Given data:
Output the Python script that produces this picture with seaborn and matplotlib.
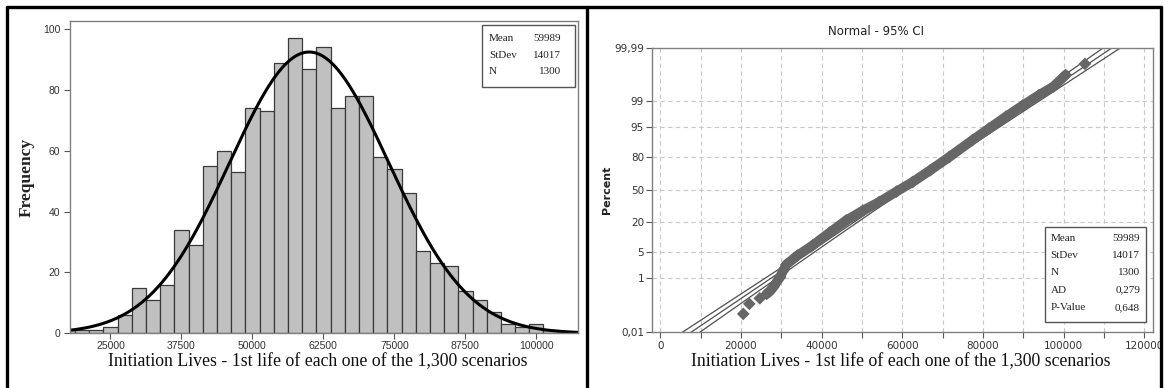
import numpy as np
import pandas as pd
import matplotlib
matplotlib.use("Agg")
import matplotlib.pyplot as plt
import seaborn as sns
from matplotlib.patches import Rectangle
from matplotlib.lines import Line2D
from statistics import NormalDist

# ---------------- data ----------------
bin_centers = [17500, 20000, 22500, 25000, 27500, 30000, 32500, 35000, 37500, 40000,
               42500, 45000, 47500, 50000, 52500, 55000, 57500, 60000, 62500, 65000,
               67500, 70000, 72500, 75000, 77500, 80000, 82500, 85000, 87500, 90000,
               92500, 95000, 97500, 100000, 102500]
counts = [1, 1, 1, 2, 6, 15, 11, 16, 34, 29,
          55, 60, 53, 74, 73, 89, 97, 87, 94, 74,
          78, 78, 58, 54, 46, 27, 23, 22, 14, 11,
          7, 3, 2, 3, 1]
bin_width = 2500

mean_val = 59989
std_val = 14017
n_val = 1300
ad_text = "0,279"
pval_text = "0,648"

# probability plot: points (value, cumulative percent)
pp_value = [20600, 22100, 24700, 26400, 27200, 28000, 29700, 30500, 31300,
            34000, 37800, 42000, 46100, 50200, 54300, 58600, 62600, 67000,
            71700, 77400, 81500, 85700, 89800, 93900, 97500, 100500, 105300]
pp_percent = [0.057, 0.139, 0.222, 0.317, 0.39, 0.53, 1.09, 1.71, 2.5,
              4.2, 7.2, 13.0, 21.0, 29.0, 37.3, 48.0, 57.9, 69.5,
              80.4, 90.2, 94.5, 97.17, 98.6, 99.33, 99.65, 99.865, 99.95]
# points that sit apart from the dense band (drawn as lone diamonds)
pp_isolated = [True, True, True, False, False, False, False, False, False,
               False, False, False, False, False, False, False, False, False,
               False, False, False, False, False, False, False, False, True]

hist_xticks = [25000, 37500, 50000, 62500, 75000, 87500, 100000]
hist_yticks = [0, 20, 40, 60, 80, 100]
prob_xticks = [0, 20000, 40000, 60000, 80000, 100000, 120000]
prob_ypct = [0.01, 1, 5, 20, 50, 80, 95, 99, 99.99]
prob_ylabels = ["0,01", "1", "5", "20", "50", "80", "95", "99", "99,99"]
xlabel_text = "Initiation Lives - 1st life of each one of the 1,300 scenarios"

# ---------------- figure ----------------
W, H = 1164, 388
sns.set_theme(style="white")
plt.rcParams['font.family'] = ['DejaVu Sans']
fig = plt.figure(figsize=(W / 100, H / 100), dpi=100)
fig.patch.set_facecolor("white")


def fx(x):
    return x / W


def fy(y):
    return 1 - y / H


def add_axes_px(x0, x1, ytop, ybot):
    return fig.add_axes([fx(x0), fy(ybot), fx(x1) - fx(x0), (ybot - ytop) / H])


# ---------- left: histogram ----------
ax1 = add_axes_px(70, 578, 20.7, 333.3)
hist_df = pd.DataFrame({"center": bin_centers, "count": counts})
sns.histplot(data=hist_df, x="center", weights="count", binwidth=bin_width,
             binrange=(bin_centers[0] - bin_width / 2, bin_centers[-1] + bin_width / 2),
             ax=ax1, color="#c0c0c0", edgecolor="#3a3a3a", linewidth=0.9, alpha=1)
xlo, xhi = 17875, 107325
xs = np.linspace(xlo, xhi, 500)
ys = n_val * bin_width * np.exp(-0.5 * ((xs - mean_val) / std_val) ** 2) / (std_val * np.sqrt(2 * np.pi))
sns.lineplot(x=xs, y=ys, ax=ax1, color="black", linewidth=2.2)
ax1.set_xlim(xlo, xhi)
ax1.set_ylim(0, 102.8)
ax1.set_xticks(hist_xticks)
ax1.set_xticklabels([str(t) for t in hist_xticks], fontsize=7.5,
                    family="Liberation Sans", color="#333333")
ax1.set_yticks(hist_yticks)
ax1.set_yticklabels([str(t) for t in hist_yticks], fontsize=7.5,
                    family="Liberation Sans", color="#333333")
ax1.tick_params(axis="both", direction="out", length=4, width=0.8, color="#555555", pad=3)
ax1.tick_params(axis="x", bottom=True, pad=1.5)
ax1.tick_params(axis="y", left=True)
for s in ax1.spines.values():
    s.set_color("#808080")
    s.set_linewidth(1.0)
ax1.set_ylabel("")
ax1.set_xlabel("")
fig.text(fx(318), fy(362), xlabel_text, ha="center", va="center",
         family="Liberation Serif", fontsize=12.8, color="#111111")
fig.text(fx(27), fy(177), "Frequency", ha="center", va="center", rotation=90,
         family="Liberation Serif", fontweight="bold", fontsize=12.5, color="#222222")

# legend box left
fig.add_artist(Rectangle((fx(482), fy(87)), fx(575) - fx(482), (87 - 25) / H,
                         transform=fig.transFigure, facecolor="white",
                         edgecolor="#555555", linewidth=1.0))
for i, (lab, val) in enumerate([("Mean", str(mean_val)), ("StDev", str(std_val)),
                                ("N", str(n_val))]):
    yy = 38.3 + i * 16.7
    fig.text(fx(489), fy(yy), lab, ha="left", va="center",
             family="Liberation Serif", fontsize=8, color="#222222")
    fig.text(fx(561), fy(yy), val, ha="right", va="center",
             family="Liberation Serif", fontsize=8, color="#222222")

# ---------- right: probability plot ----------
nd = NormalDist()
ax2 = add_axes_px(651.7, 1152.7, 47.5, 331.7)
zlim = nd.inv_cdf(0.9999)

zfit = np.linspace(-zlim - 0.2, zlim + 0.2, 200)
xfit = mean_val + std_val * zfit
ci = 1.96 * std_val * np.sqrt((1 + zfit ** 2 / 2) / n_val)
for xx in (xfit - ci, xfit, xfit + ci):
    sns.lineplot(x=xx, y=zfit, ax=ax2, color="#505050", linewidth=0.9, sort=False)

pp_z = [nd.inv_cdf(p / 100) for p in pp_percent]
pp_df = pd.DataFrame({"value": pp_value, "z": pp_z, "isolated": pp_isolated})
band = pp_df[~pp_df["isolated"]]
sns.lineplot(data=band, x="value", y="z", ax=ax2, color="#666666",
             linewidth=7.0, sort=False, solid_capstyle="round", solid_joinstyle="round")
sns.scatterplot(data=pp_df, x="value", y="z", ax=ax2, color="#666666",
                marker="D", s=42, edgecolor="none", zorder=5)
ax2.set_ylim(-zlim, zlim)
ax2.set_xlim(-2100, 122100)

ax2.set_yticks([nd.inv_cdf(p / 100) for p in prob_ypct])
ax2.set_yticklabels(prob_ylabels, fontsize=7.5, family="DejaVu Sans", color="#333333")
ax2.set_xticks(prob_xticks)
ax2.set_xticklabels([str(t) for t in prob_xticks], fontsize=7.5,
                    family="DejaVu Sans", color="#333333")
ax2.set_xticks(np.arange(10000, 120000, 20000), minor=True)
ax2.tick_params(axis="both", which="both", direction="out", length=4, width=0.8,
                color="#555555", pad=1.5)
ax2.tick_params(axis="x", which="both", bottom=True, pad=3)
ax2.tick_params(axis="y", left=True)
# grid
for gx in np.arange(0, 120001, 10000):
    ax2.axvline(gx, color="#c8c8c8", linestyle=(0, (4, 3)), linewidth=0.8, zorder=0)
for gz in [nd.inv_cdf(p / 100) for p in prob_ypct[1:-1]]:
    ax2.axhline(gz, color="#c8c8c8", linestyle=(0, (4, 3)), linewidth=0.8, zorder=0)
for s in ax2.spines.values():
    s.set_color("#808080")
    s.set_linewidth(1.0)
ax2.set_xlabel("")
ax2.set_ylabel("")
fig.text(fx(876), fy(31.7), "Normal - 95% CI", ha="center", va="center",
         family="DejaVu Sans", fontsize=8.5, color="#222222")
fig.text(fx(606.7), fy(190), "Percent", ha="center", va="center", rotation=90,
         family="DejaVu Sans", fontweight="bold", fontsize=8, color="#222222")
fig.text(fx(901), fy(362), xlabel_text, ha="center", va="center",
         family="Liberation Serif", fontsize=12.8, color="#111111")

# legend box right
fig.add_artist(Rectangle((fx(1045), fy(321.7)), fx(1146) - fx(1045), (321.7 - 226.7) / H,
                         transform=fig.transFigure, facecolor="white",
                         edgecolor="#555555", linewidth=1.0, zorder=10))
rows = [("Mean", str(mean_val)), ("StDev", str(std_val)), ("N", str(n_val)),
        ("AD", ad_text), ("P-Value", pval_text)]
for i, (lab, val) in enumerate(rows):
    yy = 238.5 + i * 17.2
    fig.text(fx(1050.7), fy(yy), lab, ha="left", va="center", zorder=11,
             family="Liberation Serif", fontsize=8, color="#222222")
    fig.text(fx(1140), fy(yy), val, ha="right", va="center", zorder=11,
             family="Liberation Serif", fontsize=8, color="#222222")

# outer black frame and divider
lw = 2.4
for (x0, y0, x1, y1) in [(7, 6.5, 1161, 6.5), (7, 6.5, 7, 388), (586.5, 6.5, 586.5, 388),
                         (1161, 6.5, 1161, 388)]:
    fig.add_artist(Line2D([fx(x0), fx(x1)], [fy(y0), fy(y1)], transform=fig.transFigure,
                          color="black", linewidth=lw))

fig.savefig("out.png", dpi=100, facecolor="white")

What is expected:
Pictures stay out. Repeat only the lines from the beginning of the data through the line that has "from statistics import NormalDist".

Reply:
Output the Python script that produces this picture with seaborn and matplotlib.
import numpy as np
import pandas as pd
import matplotlib
matplotlib.use("Agg")
import matplotlib.pyplot as plt
import seaborn as sns
from matplotlib.patches import Rectangle
from matplotlib.lines import Line2D
from statistics import NormalDist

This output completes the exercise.